Money Store

Death Grips

Epic – 2012
par Simon, le 27 juin 2012
9

Il est étrange de voir comme certains parcours musicaux sont cousus de fil blanc. Des destinées en tous points conformes à l’époque dans laquelle elles s’inscrivent. A tel point qu’on est en droit de se demander qui de l’époque ou de l’artiste fait l’autre. Et toutes les accointances musicales semblent subir ce phénomène d’identification – doux paradoxe puisque la musique n’a jamais autant collé au fonctionnement de son auditeur malgré une crise sans précédent du marché du disque. Death Grips est un merveilleux exemple de cette absorption totale de l’artiste par son environnement, et puis par son public. Dans un microcosme hip-hop qui a d’abord imposé la toute puissance des réseaux sociaux (Waka Flocka Flame, Lil B), le retour de l’attitude à tous prix (tout le crew Odd Future, Chief Keef) pour finir sur des visuels sous Instagram, le trio ne pouvait que se fondre dans la masse. En mieux, surement.

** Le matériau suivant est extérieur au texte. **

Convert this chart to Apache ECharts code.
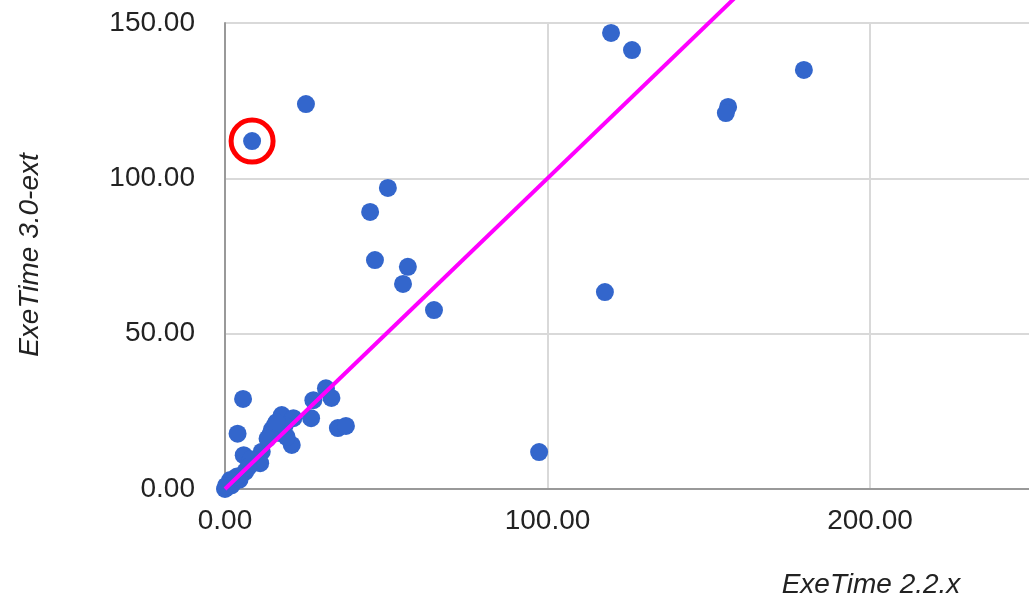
<!DOCTYPE html>
<html>
<head>
<meta charset="utf-8">
<script src="https://cdn.jsdelivr.net/npm/echarts@6/dist/echarts.min.js"></script>
<style>
html,body{margin:0;padding:0;background:#fff;}
#chart{width:1029px;height:605px;}
</style>
</head>
<body>
<div id="chart"></div>
<script>
// ExeTime 2.2.x (x) vs ExeTime 3.0-ext (y)
const xValues = [119.7, 126.2, 179.5, 156.0, 155.3, 25.1, 8.4, 50.5, 45.0, 46.5, 56.7, 55.2, 64.8, 117.8, 97.4, 5.6, 3.9,
  31.3, 33.0, 27.4, 26.7, 35.0, 37.5, 17.6, 21.2, 15.5, 14.5, 20.7, 17.0, 19.1, 14.0, 11.4, 13.2, 18.5, 16.0,
  5.8, 9.8, 10.9, 8.0, 6.3, 4.5, 3.7, 2.0, 1.6, 0.5, 0.0, 0.3, 7.2];
const yValues = [146.8, 141.3, 134.9, 123.0, 121.0, 123.9, 112.0, 96.9, 89.2, 73.7, 71.5, 66.0, 57.6, 63.4, 11.9, 29.0, 17.8,
  32.4, 29.3, 28.6, 22.8, 19.6, 20.3, 23.8, 22.8, 20.6, 19.0, 14.2, 18.0, 16.8, 17.4, 12.0, 16.2, 20.5, 21.5,
  10.9, 9.3, 8.3, 9.6, 5.6, 3.0, 4.0, 1.2, 2.9, 0.4, 0.0, 1.0, 7.0];
const highlighted = [[8.4, 112.0]];
const refLine = [[0, 0], [160, 160]];
const xTitle = 'ExeTime 2.2.x';
const yTitle = 'ExeTime 3.0-ext';

const points = xValues.map((x, i) => [x, yValues[i]]);
const FONT = '"Liberation Sans", Arial, sans-serif';

const chart = echarts.init(document.getElementById('chart'), null, {renderer: 'canvas'});
chart.setOption({
  backgroundColor: '#ffffff',
  animation: false,
  grid: {left: 225, right: 0, top: 23, bottom: 116},
  xAxis: {
    type: 'value', min: 0, max: 249.3, interval: 100,
    axisLine: {show: true, onZero: false, lineStyle: {color: '#999', width: 2}},
    axisTick: {show: false},
    splitLine: {show: true, showMinLine: false, showMaxLine: false, lineStyle: {color: '#d9d9d9', width: 2}},
    axisLabel: {formatter: v => v.toFixed(2), showMaxLabel: false, fontSize: 28, fontFamily: FONT, color: '#222', margin: 18}
  },
  yAxis: {
    type: 'value', min: 0, max: 150, interval: 50,
    axisLine: {show: true, onZero: false, lineStyle: {color: '#999', width: 2}},
    axisTick: {show: false},
    splitLine: {show: true, showMinLine: false, lineStyle: {color: '#d9d9d9', width: 2}},
    axisLabel: {formatter: v => v.toFixed(2), fontSize: 28, fontFamily: FONT, color: '#222', margin: 30}
  },
  series: [
    {
      type: 'scatter', data: points, symbol: 'circle', symbolSize: 18,
      itemStyle: {color: '#3366cc', opacity: 1}, z: 3
    },
    {
      type: 'line', data: refLine, showSymbol: false, symbol: 'none', clip: false,
      lineStyle: {color: '#ff00ff', width: 4}, z: 4
    },
    {
      type: 'scatter', data: highlighted, symbol: 'circle', symbolSize: 42,
      itemStyle: {color: 'rgba(0,0,0,0)', borderColor: '#ff0000', borderWidth: 5, opacity: 1}, z: 5
    }
  ],
  graphic: [
    {type: 'text', x: 871, y: 585, style: {text: xTitle, font: 'italic 28px ' + FONT, fill: '#222', textAlign: 'center', textVerticalAlign: 'middle'}},
    {type: 'text', x: 30, y: 255, rotation: Math.PI / 2, style: {text: yTitle, font: 'italic 28px ' + FONT, fill: '#222', textAlign: 'center', textVerticalAlign: 'middle'}}
  ]
});
</script>
</body>
</html>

Parce que Death Grips, c’est globalement une synthèse de ce qui a été dit dans le paragraphe précédent : une manière subtile de jouer sur les codes du « nouveau » hip-hop US pour imposer son art de manière massive, sans jamais donner l’impression d’y toucher réellement. Hip-hop expérimental, trip industriel, flow de bâtard, Death Grips prend tout au passage en le rendant cru et sale. Une urgence qui, cette fois, finit par un oubli de soi, par une surpuissance de la brutalité créatrice. Une batterie, un clavier qui tape ses lignes de boue et un Stefan Burnett irrévérencieux au chant : un programme qui ne révèle rien de ce disque jusqu'à en taper une première écoute. C’est brut, méchant et calé de manière saugrenue. Et ça tape dans tous les sens surtout. Un produit qui tente tout ce qu’il peut pour conserver sa patte d’artisan, sa manière de monter ses titres avec trois bouts de bois pour mieux gueuler comme un possédé sur la prod’. C’est peut-être la dernière chose qui sépare Death Grips de toute l’imagerie que nous vend la blogosphère hypounette, et ce même si on est indéniablement dans une esthétique qui plaira à tous les vendeurs de bon goût social : cette virulence, cette volonté d’être dur avec soi-même, avec une image qu’on ne voudrait jamais lisse.

Si dans ce disque il y a des relents de dubstep old-school à la Distance, de la composition cartonnesque inspirées par Dan Deacon, des lignes électroniques et indus tirées de Nine Inch Nails, on pense surtout aux deux premiers disques de The Prodigy. Moins dans la singerie que dans la filiation spirituelle, ce Money Store a quelque chose de très cru, de très violent. Une sorte de révolution urbaine globale à l’état de larve, qui se nourrit de tout, qui grandit dans les cœurs et pousse finalement au vomissement de tout. Un disque qui, malgré le carton qu’il provoque, résiste à sa manière dans une époque du tout beau, du calcul comme manière de vivre. Live Fast, Die Young.